** Start **

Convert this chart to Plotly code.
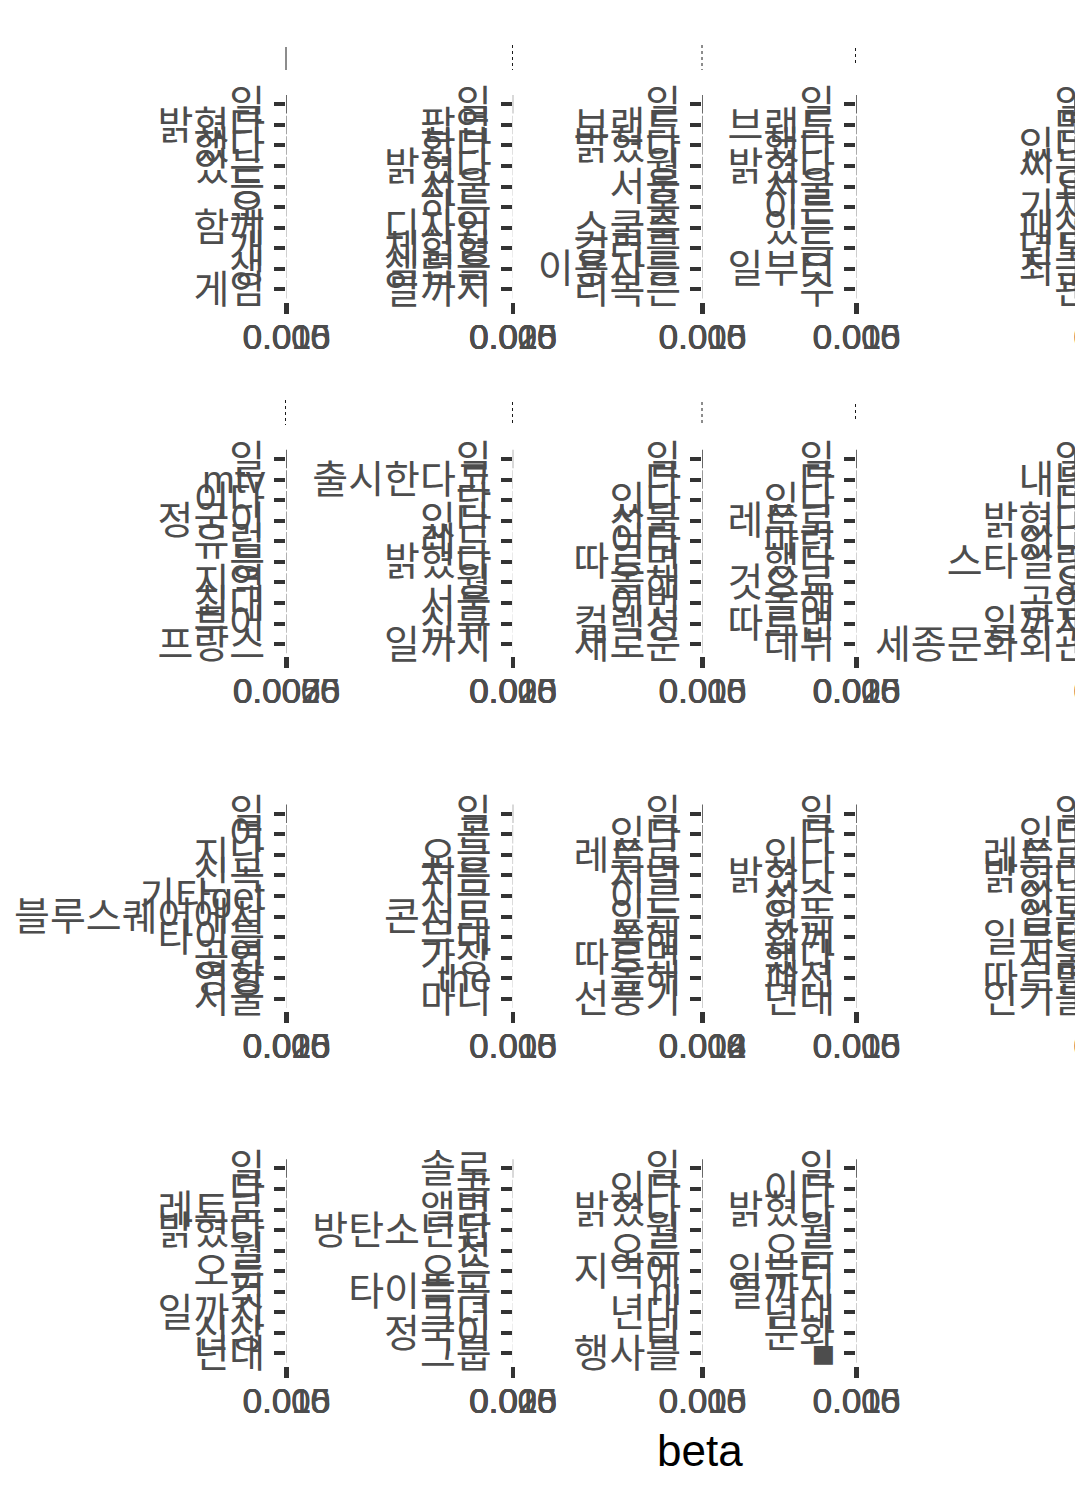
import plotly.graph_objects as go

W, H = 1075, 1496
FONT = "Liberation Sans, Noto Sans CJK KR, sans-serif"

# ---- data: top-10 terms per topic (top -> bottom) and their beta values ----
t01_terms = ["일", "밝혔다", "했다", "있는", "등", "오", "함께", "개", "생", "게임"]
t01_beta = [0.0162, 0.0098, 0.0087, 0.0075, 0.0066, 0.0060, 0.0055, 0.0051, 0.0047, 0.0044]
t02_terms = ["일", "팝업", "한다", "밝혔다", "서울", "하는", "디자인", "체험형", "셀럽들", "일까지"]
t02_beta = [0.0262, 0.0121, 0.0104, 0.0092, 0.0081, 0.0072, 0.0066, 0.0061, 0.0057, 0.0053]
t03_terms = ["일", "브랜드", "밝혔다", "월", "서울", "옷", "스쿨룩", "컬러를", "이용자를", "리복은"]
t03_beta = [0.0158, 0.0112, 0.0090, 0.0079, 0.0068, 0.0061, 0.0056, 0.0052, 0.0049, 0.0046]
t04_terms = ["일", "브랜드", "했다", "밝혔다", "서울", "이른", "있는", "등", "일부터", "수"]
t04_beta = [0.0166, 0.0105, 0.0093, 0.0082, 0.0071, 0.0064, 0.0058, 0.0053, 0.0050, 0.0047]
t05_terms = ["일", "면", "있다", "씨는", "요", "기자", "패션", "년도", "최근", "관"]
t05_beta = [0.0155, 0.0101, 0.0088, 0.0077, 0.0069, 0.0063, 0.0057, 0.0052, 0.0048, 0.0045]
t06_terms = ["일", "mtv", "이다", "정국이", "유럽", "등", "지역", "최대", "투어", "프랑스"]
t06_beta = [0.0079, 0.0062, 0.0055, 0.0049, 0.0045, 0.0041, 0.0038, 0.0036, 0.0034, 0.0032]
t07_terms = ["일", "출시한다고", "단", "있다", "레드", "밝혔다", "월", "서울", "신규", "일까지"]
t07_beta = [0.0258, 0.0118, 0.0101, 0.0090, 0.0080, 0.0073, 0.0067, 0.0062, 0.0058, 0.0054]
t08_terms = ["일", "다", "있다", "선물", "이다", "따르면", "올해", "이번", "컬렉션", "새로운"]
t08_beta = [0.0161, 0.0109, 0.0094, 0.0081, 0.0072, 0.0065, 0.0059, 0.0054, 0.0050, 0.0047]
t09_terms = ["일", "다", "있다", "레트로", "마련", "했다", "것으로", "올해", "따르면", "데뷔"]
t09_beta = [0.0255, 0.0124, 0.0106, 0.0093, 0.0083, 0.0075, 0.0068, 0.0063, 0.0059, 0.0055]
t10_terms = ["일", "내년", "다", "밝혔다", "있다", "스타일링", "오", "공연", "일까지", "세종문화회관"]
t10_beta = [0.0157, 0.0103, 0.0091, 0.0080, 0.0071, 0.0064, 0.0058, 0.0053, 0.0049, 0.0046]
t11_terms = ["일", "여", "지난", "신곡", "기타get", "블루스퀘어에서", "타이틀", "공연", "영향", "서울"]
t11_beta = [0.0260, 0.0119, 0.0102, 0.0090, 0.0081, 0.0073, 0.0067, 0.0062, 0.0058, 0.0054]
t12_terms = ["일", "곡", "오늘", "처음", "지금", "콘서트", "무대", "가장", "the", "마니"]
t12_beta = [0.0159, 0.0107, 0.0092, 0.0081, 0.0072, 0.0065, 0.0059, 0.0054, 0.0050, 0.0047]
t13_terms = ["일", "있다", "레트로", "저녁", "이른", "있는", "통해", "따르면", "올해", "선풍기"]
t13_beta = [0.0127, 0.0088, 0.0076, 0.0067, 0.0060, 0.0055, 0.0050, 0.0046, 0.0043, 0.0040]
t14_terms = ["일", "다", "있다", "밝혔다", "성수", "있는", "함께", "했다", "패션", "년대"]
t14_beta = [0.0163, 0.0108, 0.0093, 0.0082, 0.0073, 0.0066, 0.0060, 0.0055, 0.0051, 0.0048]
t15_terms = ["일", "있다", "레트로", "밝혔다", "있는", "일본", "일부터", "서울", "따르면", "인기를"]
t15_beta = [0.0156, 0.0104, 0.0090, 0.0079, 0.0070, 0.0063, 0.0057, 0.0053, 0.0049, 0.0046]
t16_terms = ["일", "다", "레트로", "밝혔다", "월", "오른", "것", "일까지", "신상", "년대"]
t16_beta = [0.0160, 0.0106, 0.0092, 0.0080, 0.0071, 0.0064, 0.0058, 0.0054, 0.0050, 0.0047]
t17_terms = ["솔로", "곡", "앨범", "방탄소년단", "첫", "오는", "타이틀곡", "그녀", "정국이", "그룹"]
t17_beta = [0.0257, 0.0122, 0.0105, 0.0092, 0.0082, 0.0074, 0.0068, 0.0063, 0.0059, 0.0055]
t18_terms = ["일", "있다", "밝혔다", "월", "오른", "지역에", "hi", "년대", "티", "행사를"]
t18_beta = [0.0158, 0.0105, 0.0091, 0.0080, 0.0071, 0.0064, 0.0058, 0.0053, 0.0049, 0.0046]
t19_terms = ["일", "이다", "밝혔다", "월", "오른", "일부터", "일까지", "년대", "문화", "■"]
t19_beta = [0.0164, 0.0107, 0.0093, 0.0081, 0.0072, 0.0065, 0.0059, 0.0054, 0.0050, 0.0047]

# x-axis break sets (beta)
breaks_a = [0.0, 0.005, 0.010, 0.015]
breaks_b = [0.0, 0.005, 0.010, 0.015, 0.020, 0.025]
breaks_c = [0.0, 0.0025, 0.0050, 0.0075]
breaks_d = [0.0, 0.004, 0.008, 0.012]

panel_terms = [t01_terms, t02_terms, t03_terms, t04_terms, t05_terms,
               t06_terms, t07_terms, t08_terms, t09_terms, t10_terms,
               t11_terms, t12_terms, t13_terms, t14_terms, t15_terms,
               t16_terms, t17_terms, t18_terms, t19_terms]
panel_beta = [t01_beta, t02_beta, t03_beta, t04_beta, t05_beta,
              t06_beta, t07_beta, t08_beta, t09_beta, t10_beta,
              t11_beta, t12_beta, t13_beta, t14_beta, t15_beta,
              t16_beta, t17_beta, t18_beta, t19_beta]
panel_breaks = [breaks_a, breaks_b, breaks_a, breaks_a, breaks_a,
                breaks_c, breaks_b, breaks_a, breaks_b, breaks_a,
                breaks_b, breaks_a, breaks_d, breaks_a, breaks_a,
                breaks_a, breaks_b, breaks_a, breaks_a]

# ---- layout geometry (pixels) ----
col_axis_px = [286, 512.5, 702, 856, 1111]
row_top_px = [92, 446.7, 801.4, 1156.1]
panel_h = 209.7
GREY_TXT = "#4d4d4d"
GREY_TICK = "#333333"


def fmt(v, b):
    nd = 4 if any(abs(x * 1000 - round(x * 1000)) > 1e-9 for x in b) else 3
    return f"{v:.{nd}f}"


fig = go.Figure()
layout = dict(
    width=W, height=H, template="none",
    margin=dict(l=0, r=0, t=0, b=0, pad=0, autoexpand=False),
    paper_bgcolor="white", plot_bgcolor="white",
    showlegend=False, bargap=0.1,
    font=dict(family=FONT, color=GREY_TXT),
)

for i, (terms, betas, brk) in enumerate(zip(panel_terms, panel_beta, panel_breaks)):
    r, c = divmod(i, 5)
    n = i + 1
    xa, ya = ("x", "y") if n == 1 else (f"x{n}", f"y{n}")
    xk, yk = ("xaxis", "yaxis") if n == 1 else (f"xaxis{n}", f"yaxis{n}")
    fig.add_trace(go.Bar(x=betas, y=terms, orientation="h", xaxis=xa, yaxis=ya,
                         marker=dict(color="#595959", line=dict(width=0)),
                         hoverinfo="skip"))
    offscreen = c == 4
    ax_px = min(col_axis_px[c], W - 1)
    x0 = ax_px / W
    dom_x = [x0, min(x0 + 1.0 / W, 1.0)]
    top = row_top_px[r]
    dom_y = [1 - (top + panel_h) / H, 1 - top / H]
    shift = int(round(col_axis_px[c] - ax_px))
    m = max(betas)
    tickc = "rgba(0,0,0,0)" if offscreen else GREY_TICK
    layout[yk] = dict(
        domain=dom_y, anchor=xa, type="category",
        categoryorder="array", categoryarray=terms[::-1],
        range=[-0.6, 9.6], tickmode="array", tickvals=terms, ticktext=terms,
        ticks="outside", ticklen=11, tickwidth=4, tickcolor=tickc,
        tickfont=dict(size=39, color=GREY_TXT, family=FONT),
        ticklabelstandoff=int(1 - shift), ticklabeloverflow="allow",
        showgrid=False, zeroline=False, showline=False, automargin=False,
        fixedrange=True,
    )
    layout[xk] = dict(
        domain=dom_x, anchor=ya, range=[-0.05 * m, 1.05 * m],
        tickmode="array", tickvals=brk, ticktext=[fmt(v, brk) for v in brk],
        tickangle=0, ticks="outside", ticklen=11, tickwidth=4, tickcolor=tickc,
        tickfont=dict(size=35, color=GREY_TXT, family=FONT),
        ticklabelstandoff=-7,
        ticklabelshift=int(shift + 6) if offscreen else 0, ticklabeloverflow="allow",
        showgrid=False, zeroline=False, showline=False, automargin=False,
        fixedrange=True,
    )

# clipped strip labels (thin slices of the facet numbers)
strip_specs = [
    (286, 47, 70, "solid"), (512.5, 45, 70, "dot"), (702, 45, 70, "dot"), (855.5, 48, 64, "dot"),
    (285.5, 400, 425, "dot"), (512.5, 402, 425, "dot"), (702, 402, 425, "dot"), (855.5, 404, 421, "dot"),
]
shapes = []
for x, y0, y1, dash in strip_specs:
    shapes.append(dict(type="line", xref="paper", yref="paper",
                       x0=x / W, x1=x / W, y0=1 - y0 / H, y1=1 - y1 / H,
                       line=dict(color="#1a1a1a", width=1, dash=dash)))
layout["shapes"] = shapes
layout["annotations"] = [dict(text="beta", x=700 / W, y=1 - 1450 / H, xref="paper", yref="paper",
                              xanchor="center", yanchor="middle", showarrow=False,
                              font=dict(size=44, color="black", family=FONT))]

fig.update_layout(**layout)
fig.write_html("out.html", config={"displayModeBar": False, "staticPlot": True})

** End **

DIRECTIONS FOR THIS TASK ▸ Restate the data word for word from its first line through the line with "Sans, Noto Sans", leaving out any picture along the way.

TASK ANSWER ▸
Convert this chart to Plotly code.
import plotly.graph_objects as go

W, H = 1075, 1496
FONT = "Liberation Sans, Noto Sans CJK KR, sans-serif"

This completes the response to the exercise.